Towards High-resolution and Disentangled Reference-based Sketch Colorization
Abstract
Sketch colorization models have been widely studied to automate and assist in the creation of animation frames and digital illustrations. However, current methods are still not satisfactory for industrial standard applications in high-resolution synthesis and precise controllability of details. To further enhance the synthesis quality and controllability, we propose an image-referenced sketch colorization method based on the powerful SDXL backbone and leverage sketches as spatial guidance and RGB images as color references. A split cross-attention mechanism is coupled with spatial masks to separately colorize the foreground and background regions to avoid spatial entanglement. A tagger network trained on a massive anime-style image dataset is employed to extract attribution-level information from reference images and integrated into the pipeline to provide precise control signals for synthesis.

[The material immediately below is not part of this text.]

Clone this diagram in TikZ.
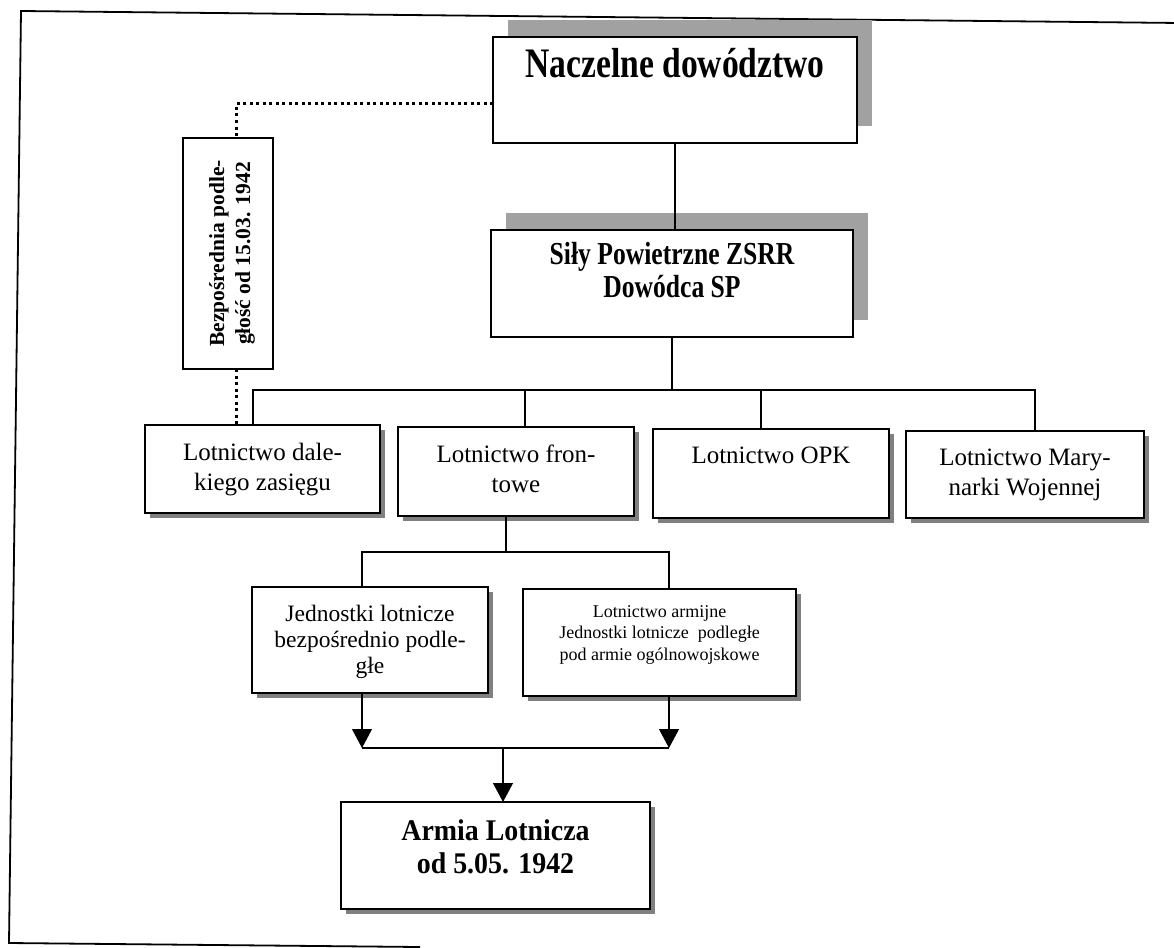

However, the increased resolution and number of attention layers in the SDXL backbone and precise reference information from the tagger network cause severe entanglement during colorization. We consequently combine a foreground encoder and a background encoder for disentanglement and better synthesis quality. Furthermore, a high-quality annotated and paired sketch colorization dataset is collected for fine-tuning. The proposed method is the first to achieve high resolution high quality sketch colorization with precise control, and obvious outperforms existing methods in quantitative and qualitative validations, as well as user studies in both quality and controllability. Ablation study reveals the influence of each component. Code and dataset will be made publicly available upon paper acceptance.